The responses to the following FAQs come from Ric B, Chief Executive at the World Service Office. Page references are to the World Service Al-Anon Alateen Service Manual.
Is there an official answer on the “chant” or “cheerleading” following the closing prayer in meetings?
Concern over the length of meeting closings because of the additions of chants was a discussion topic at the 2001 World Service Conference. The Conference members concluded that it is not appropriate for the WSO or the Conference to make a policy or issue a statement regarding the use of chants in the closing of a meeting. Conference members were in agreement that it is within group autonomy to determine the use of chants and/or prayers at the end of a meeting by making a group conscience decision that abides by the Traditions.

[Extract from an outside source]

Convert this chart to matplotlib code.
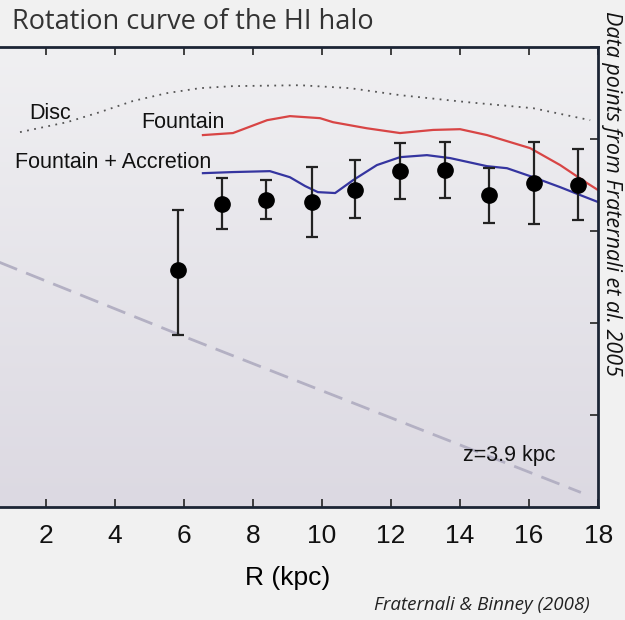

The group conscience decision could then be stated at the end of the meeting. Conference members were reminded that our co-founder, Lois W., said, “It doesn’t matter what [prayer] we close with, but we close with a spiritual moment.” Details of this discussion can be found in the 2001 World Conference Summary, page 21.
So there is no official policy regarding chants; how groups close their meetings is the decision of an informed group conscience. The only reference to the closing at the end of a meeting in the Al-Anon/Alateen Service Manual is the Suggested Al-Anon/Alateen Closing on page 24 (2006-2009 edition). It states at the end of the Suggested Closing: “It is suggested that groups close in a manner that is agreeable to the group conscience.” (The Service Manual can be found on the Al-Anon/Alateen Members’ Web site: www.al-anon.alateen.org/members under the “Group Services” tab. The password to enter the Members’ site is your group name followed by AFG, e.g. Easy Does It AFG.)
Some additional things to think about regarding “chants”:
o Chants are not part of Al-Anon and came into the program from treatment centers and other 12 Step programs.
o When looking at the faces of newcomers when members are chanting and pumping their arms, they are clearly left out of the process.
o Such chants and behaviors may reinforce the idea that Al-Anon is a cult when we know that it isn't nor do we want it to be perceived to be.
o The experience of some groups has been that adding the Al-Anon Declaration at the end of their chosen closing prayer seems to replace the chants. In 2006, every group was sent a table card to display the Declaration, and it is printed in the “Groups at Work” section of the Al-Anon/Alateen Service Manual (page 24 in the 2006-2009 edition).